In Louisiana and South Carolina, Democrats declared their
gubernatorial candidates elected, established rival state
administrations, and certified Tilden the winner in their
states.
In Florida, the state supreme court ruled in favor of the
Democratic gubernatorial candidate, but let Hayes’s margin of
victory stand.
The new Florida governor promptly appointed a Democratic
returning board which announced that Tilden had carried the
state.
The Constitutional
Problem
The lack of an Electoral College majority in 1800 between Thomas
Jefferson and his running mate, Aaron Burr, led to the election
of Jefferson by the House of Representatives and to the eventual
passage of the 12th Amendment to the U.S.
Constitution, which required electoral votes to be cast
separately for president and vice president.
In 1824, the lack of an Electoral College majority among
four presidential nominees resulted in the House choosing John
Quincy Adams over the winner of a plurality of the popular vote,
Andrew Jackson.
The Constitution, however, did not provide for the unprecedented
scenario of 1876:
disputed, multiple Electoral College returns from four
states.
The 12th Amendment merely stated that the
president of the Senate shall open and count the election
certificates before a joint session of Congress, without any
mention of who had the authority to determine contested returns.

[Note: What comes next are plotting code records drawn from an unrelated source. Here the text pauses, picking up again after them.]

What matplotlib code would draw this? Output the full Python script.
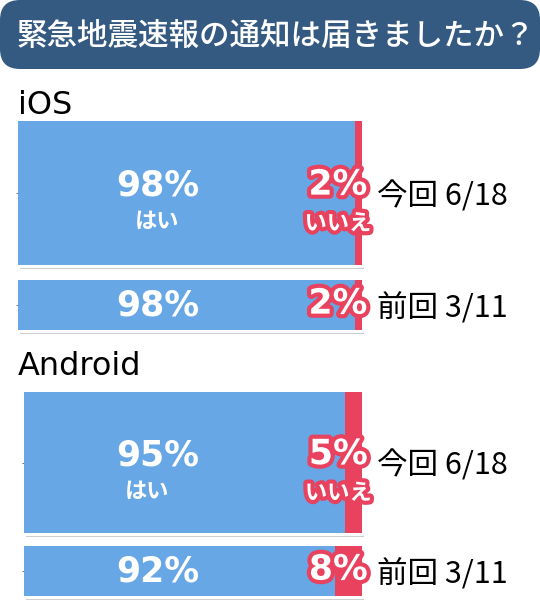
import matplotlib
matplotlib.use("Agg")
import matplotlib.pyplot as plt
from matplotlib.transforms import Affine2D
from matplotlib.patches import FancyBboxPatch, Rectangle
import matplotlib.patheffects as pe

# ---- data ----
title = "緊急地震速報の通知は届きましたか？"
platforms = ["iOS", "Android"]
periods = ["今回 6/18", "前回 3/11"]
yes_ios = [98, 98]
no_ios = [2, 2]
yes_android = [95, 92]
no_android = [5, 8]
yes_word = "はい"
no_word = "いいえ"

BLUE = "#67A7E6"
RED = "#E8425F"
NAVY = "#355A82"
JP = ["Noto Sans CJK JP", "DejaVu Sans"]

W, H = 540, 610
fig = plt.figure(figsize=(W / 100, H / 100), dpi=100)
fig.patch.set_facecolor("white")
PX = Affine2D().scale(1 / W, -1 / H).translate(0, 1) + fig.transFigure

# title banner
fig.patches.append(FancyBboxPatch((0, 0), W, 69, boxstyle="round,pad=0,rounding_size=20",
                                  transform=PX, facecolor=NAVY, edgecolor="none"))
fig.text(17, 36, title, transform=PX, color="white", fontsize=22, family=JP,
         fontweight="medium", ha="left", va="center")

# layout per panel: (left, right, top, bottom) in pixels, bar centres, bar heights
layouts = [
    dict(box=(18, 362, 121, 330), yc=[193, 305], h=[144, 50], label_y=114,
         yes_x=40.5, sub_dx=0),
    dict(box=(24, 362, 392, 596), yc=[462.5, 571], h=[141, 50], label_y=375,
         yes_x=39.5, sub_dx=-10),
]
series = [(yes_ios, no_ios), (yes_android, no_android)]

for name, lay, (yes, no) in zip(platforms, layouts, series):
    l, r, t, b = lay["box"]
    ax = fig.add_axes([l / W, 1 - b / H, (r - l) / W, (b - t) / H])
    ax.set_xlim(0, 100)
    ax.set_ylim(b, t)
    ax.patch.set_alpha(0)
    for s in ax.spines.values():
        s.set_visible(False)
    ax.set_xticks([])

    for y, h in zip(lay["yc"], lay["h"]):
        frame = Rectangle((0, y - h / 2), 100, h, facecolor="white", edgecolor="white",
                          lw=4.5, joinstyle="round", zorder=1, clip_on=False,
                          path_effects=[pe.SimplePatchShadow(offset=(1.5, -3),
                                                             shadow_rgbFace="#000000", alpha=0.22),
                                        pe.Normal()])
        ax.add_patch(frame)

    ax.barh(lay["yc"], yes, height=lay["h"], left=0, color=BLUE, zorder=2)
    ax.barh(lay["yc"], no, height=lay["h"], left=yes, color=RED, zorder=2)

    ax.set_yticks(lay["yc"], periods)
    ax.tick_params(axis="y", left=True, right=False, labelleft=False, labelright=True,
                   length=1.5, width=0.8, color="#777777", pad=9)
    for tl in ax.get_yticklabels():
        tl.set_fontfamily(JP)
        tl.set_fontsize(22)
        tl.set_color("black")

    stroke = [pe.withStroke(linewidth=6, foreground=RED)]
    for i, (y, yv, nv) in enumerate(zip(lay["yc"], yes, no)):
        dy = -7 if i == 0 else 0
        ax.annotate(f"{yv}%", (lay["yes_x"], y), xytext=(0, -dy * 0.72), textcoords="offset points",
                    ha="center", va="center", color="white", fontsize=25,
                    fontweight="bold", family="DejaVu Sans", zorder=5)
        ax.annotate(f"{nv}%", (93, y), xytext=(0, -dy * 0.72 + 1), textcoords="offset points",
                    ha="center", va="center", color="white", fontsize=25,
                    fontweight="bold", family="DejaVu Sans", zorder=5,
                    path_effects=stroke, annotation_clip=False)
        if i == 0:
            ax.annotate(yes_word, (lay["yes_x"], y), xytext=(lay["sub_dx"] * 0.72, -20.5),
                        textcoords="offset points", ha="center", va="center", color="white",
                        fontsize=16, fontweight="bold", family=JP, zorder=5)
            ax.annotate(no_word, (93, y), xytext=(0, -22), textcoords="offset points",
                        ha="center", va="center", color="white", fontsize=16,
                        fontweight="bold", family=JP, zorder=5, path_effects=stroke,
                        annotation_clip=False)

    fig.text(18, lay["label_y"], name, transform=PX, fontsize=23, family="DejaVu Sans",
             color="black", ha="left", va="baseline")

fig.savefig("out.png", dpi=100, facecolor="white")
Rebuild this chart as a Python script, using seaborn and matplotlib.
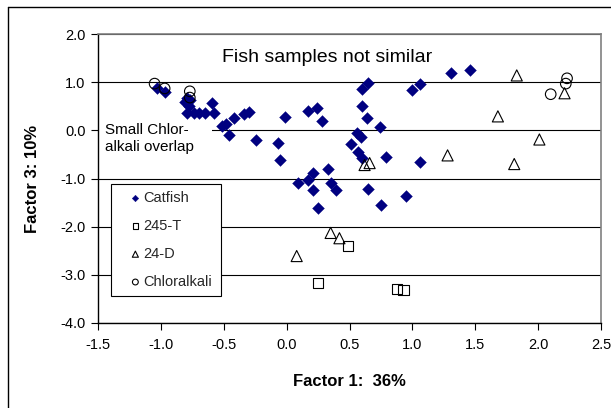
import matplotlib
matplotlib.use("Agg")
import matplotlib.pyplot as plt
import seaborn as sns
from matplotlib.lines import Line2D

# ---- data ----
catfish_x = [-1.03, -0.97, -0.79, -0.81, -0.77, -0.78, -0.79, -0.74, -0.70, -0.65,
             -0.59, -0.58, -0.51, -0.48, -0.46, -0.42, -0.34, -0.30, -0.24, -0.07,
             -0.05, -0.01, 0.17, 0.24, 0.28, 0.33, 0.21, 0.17, 0.09, 0.35,
             0.39, 0.21, 0.25, 0.51, 0.56, 0.59, 0.57, 0.60, 0.60, 0.64,
             0.74, 0.60, 0.65, 0.79, 0.65, 0.75, 0.95, 1.06, 1.00, 1.06,
             1.31, 1.46]
catfish_y = [0.87, 0.79, 0.68, 0.58, 0.62, 0.50, 0.37, 0.37, 0.37, 0.37,
             0.56, 0.37, 0.10, 0.14, -0.10, 0.25, 0.33, 0.39, -0.21, -0.27,
             -0.62, 0.27, 0.41, 0.46, 0.19, -0.81, -0.89, -1.04, -1.10, -1.10,
             -1.24, -1.24, -1.61, -0.29, -0.06, -0.14, -0.46, -0.58, 0.50, 0.25,
             0.06, 0.85, 0.99, -0.56, -1.22, -1.55, -1.37, -0.66, 0.83, 0.97,
             1.20, 1.26]
t245_x = [0.49, 0.25, 0.88, 0.93]
t245_y = [-2.40, -3.17, -3.29, -3.31]
d24_x = [0.08, 0.35, 0.42, 0.62, 0.66, 1.28, 1.68, 1.83, 1.81, 2.01, 2.21]
d24_y = [-2.61, -2.13, -2.24, -0.72, -0.68, -0.52, 0.29, 1.14, -0.70, -0.19, 0.77]
chlor_x = [-1.05, -0.97, -0.77, -0.77, 2.10, 2.23, 2.22]
chlor_y = [0.97, 0.87, 0.81, 0.68, 0.75, 1.08, 0.97]

series_labels = ["Catfish", "245-T", "24-D", "Chloralkali"]
x_ticks = [-1.5, -1.0, -0.5, 0.0, 0.5, 1.0, 1.5, 2.0, 2.5]
y_ticks = [-4.0, -3.0, -2.0, -1.0, 0.0, 1.0, 2.0]

# ---- style ----
sns.set_theme(style="white")
plt.rcParams["font.family"] = ["Liberation Sans", "DejaVu Sans"]

fig = plt.figure(figsize=(6.11, 4.08), dpi=100)
ax = fig.add_axes([98 / 611, 1 - 323 / 408, 503 / 611, 289 / 408])

sns.scatterplot(x=catfish_x, y=catfish_y, marker="D", s=36, color="#000080",
                edgecolor="#000080", linewidth=0.3, label=series_labels[0], ax=ax, zorder=3)
sns.scatterplot(x=t245_x, y=t245_y, marker="s", s=56, color="black",
                facecolor="none", edgecolor="black", linewidth=0.8,
                label=series_labels[1], ax=ax, zorder=3)
sns.scatterplot(x=d24_x, y=d24_y, marker="^", s=64, color="black",
                facecolor="none", edgecolor="black", linewidth=0.8,
                label=series_labels[2], ax=ax, zorder=3)
sns.scatterplot(x=chlor_x, y=chlor_y, marker="o", s=58, color="black",
                facecolor="none", edgecolor="black", linewidth=0.8,
                label=series_labels[3], ax=ax, zorder=3)

ax.set_xlim(-1.5, 2.5)
ax.set_ylim(-4.0, 2.0)
ax.set_xticks(x_ticks)
ax.set_yticks(y_ticks)
ax.set_xticklabels([f"{v:.1f}" for v in x_ticks])
ax.set_yticklabels([f"{v:.1f}" for v in y_ticks])
ax.tick_params(axis="both", direction="out", length=5, width=0.8, color="black",
               labelsize=10.5, labelcolor="black")
ax.tick_params(axis="x", pad=6, bottom=True)
ax.tick_params(axis="y", pad=4, left=True)

ax.set_axisbelow(True)
ax.yaxis.grid(True, color="black", linewidth=0.8)
ax.xaxis.grid(False)

for side in ["left", "bottom"]:
    ax.spines[side].set_color("black")
    ax.spines[side].set_linewidth(1.0)
for side in ["top", "right"]:
    ax.spines[side].set_color("#808080")
    ax.spines[side].set_linewidth(1.2)

ax.set_xlabel("Factor 1:  36%", fontsize=12, fontweight="bold", color="black")
ax.set_ylabel("Factor 3: 10%", fontsize=12, fontweight="bold", color="black")
ax.xaxis.set_label_coords(0.5, -0.175)
ax.yaxis.set_label_coords(-0.115, 0.5)

ax.text(-0.51, 1.51, "Fish samples not similar", fontsize=14, ha="left",
        va="center", color="black")
ax.text(-1.445, -0.17, "Small Chlor-\nalkali overlap", fontsize=11, ha="left",
        va="center", color="black", linespacing=1.3, zorder=0.8, clip_on=True,
        bbox=dict(boxstyle="square,pad=1.2", fc="white", ec="none"))

leg = ax.legend(loc="upper left", bbox_to_anchor=(0.026, 0.0, 0.219, 0.481),
                mode="expand", borderaxespad=0, fontsize=10.5, frameon=True,
                fancybox=False, shadow=False, framealpha=1, edgecolor="black",
                borderpad=0.5, labelspacing=0.95, handlelength=2.33,
                handletextpad=-0.62, markerscale=0.55)
leg.get_frame().set_linewidth(0.8)

# chart-area border (left and top edges visible)
fig.add_artist(Line2D([8 / 611, 8 / 611], [0, 1 - 7 / 408], transform=fig.transFigure,
                      color="black", linewidth=1.0))
fig.add_artist(Line2D([8 / 611, 1], [1 - 7 / 408, 1 - 7 / 408], transform=fig.transFigure,
                      color="black", linewidth=1.0))

fig.savefig("out.png", dpi=100, facecolor="white")
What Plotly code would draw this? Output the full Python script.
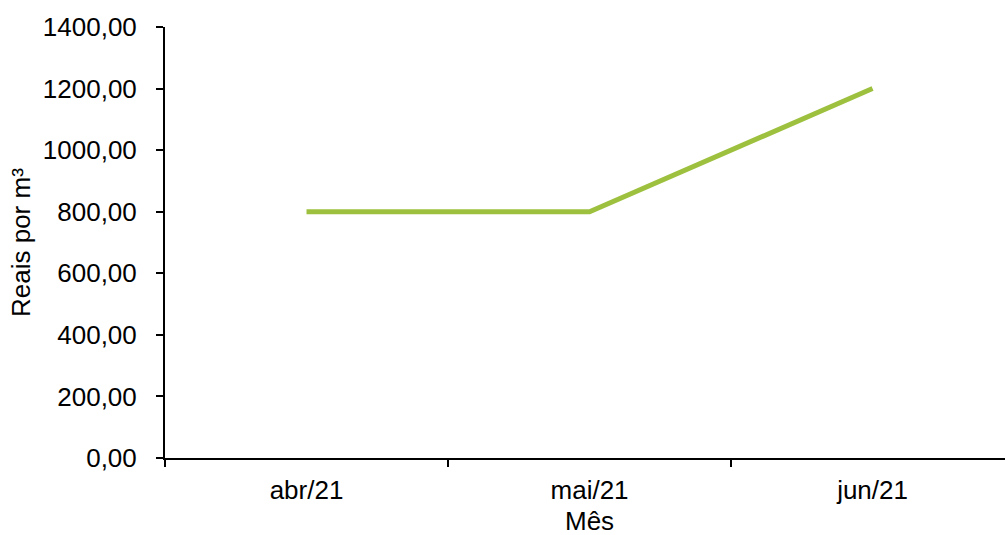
import plotly.graph_objects as go

# Monthly price series
months = ["abr/21", "mai/21", "jun/21"]
prices = [800.0, 800.0, 1200.0]

y_ticks = [0, 200, 400, 600, 800, 1000, 1200, 1400]
y_tick_text = [f"{v:.2f}".replace(".", ",") for v in y_ticks]

font_family = "Liberation Sans, Arial, sans-serif"
font_size = 26

fig = go.Figure()
fig.add_trace(go.Scatter(
    x=months,
    y=prices,
    mode="lines",
    line=dict(color="#9DC13F", width=5),
    hoverinfo="x+y",
))

fig.update_layout(
    width=1005,
    height=535,
    margin=dict(l=165, r=0, t=27, b=77),
    paper_bgcolor="white",
    plot_bgcolor="white",
    showlegend=False,
    font=dict(family=font_family, size=font_size, color="black"),
)

fig.update_xaxes(
    type="category",
    categoryorder="array",
    categoryarray=months,
    range=[-0.5, 2.468],
    tickson="boundaries",
    ticks="outside",
    ticklen=7,
    tickwidth=2,
    tickcolor="black",
    showline=True,
    linewidth=2,
    linecolor="black",
    showgrid=False,
    zeroline=False,
    ticklabelstandoff=8,
    tickfont=dict(size=font_size),
    automargin=False,
)

fig.update_yaxes(
    range=[0, 1400],
    tickvals=y_ticks,
    ticktext=y_tick_text,
    ticks="outside",
    ticklen=7,
    tickwidth=2,
    tickcolor="black",
    showline=True,
    linewidth=2,
    linecolor="black",
    showgrid=False,
    zeroline=False,
    ticklabelstandoff=14,
    tickfont=dict(size=font_size),
    automargin=False,
)

# Axis titles placed as annotations so the plot area stays fixed
fig.add_annotation(
    text="Mês", xref="paper", yref="paper",
    x=0.5048, y=-0.146, xanchor="center", yanchor="middle",
    showarrow=False, font=dict(size=font_size),
)
fig.add_annotation(
    text="Reais por m³", xref="paper", yref="paper",
    x=-0.172, y=0.5, xanchor="center", yanchor="middle",
    textangle=-90, showarrow=False, font=dict(size=font_size),
)

fig.write_html("out.html")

Since the death of Vice President Henry Wilson in 1875,
the president pro tempore of the Senate was Republican Thomas
Ferry of Michigan.
The Democrats did not want him to determine which returns
were legitimate.
Since the Democrats controlled the House in both the
outgoing and incoming Congresses, the Republicans did not want
that body to choose the new president.
The Electoral College controversy would drag on for
months, not reaching resolution until almost the eve of the
scheduled inauguration on Monday, March 5, 1877.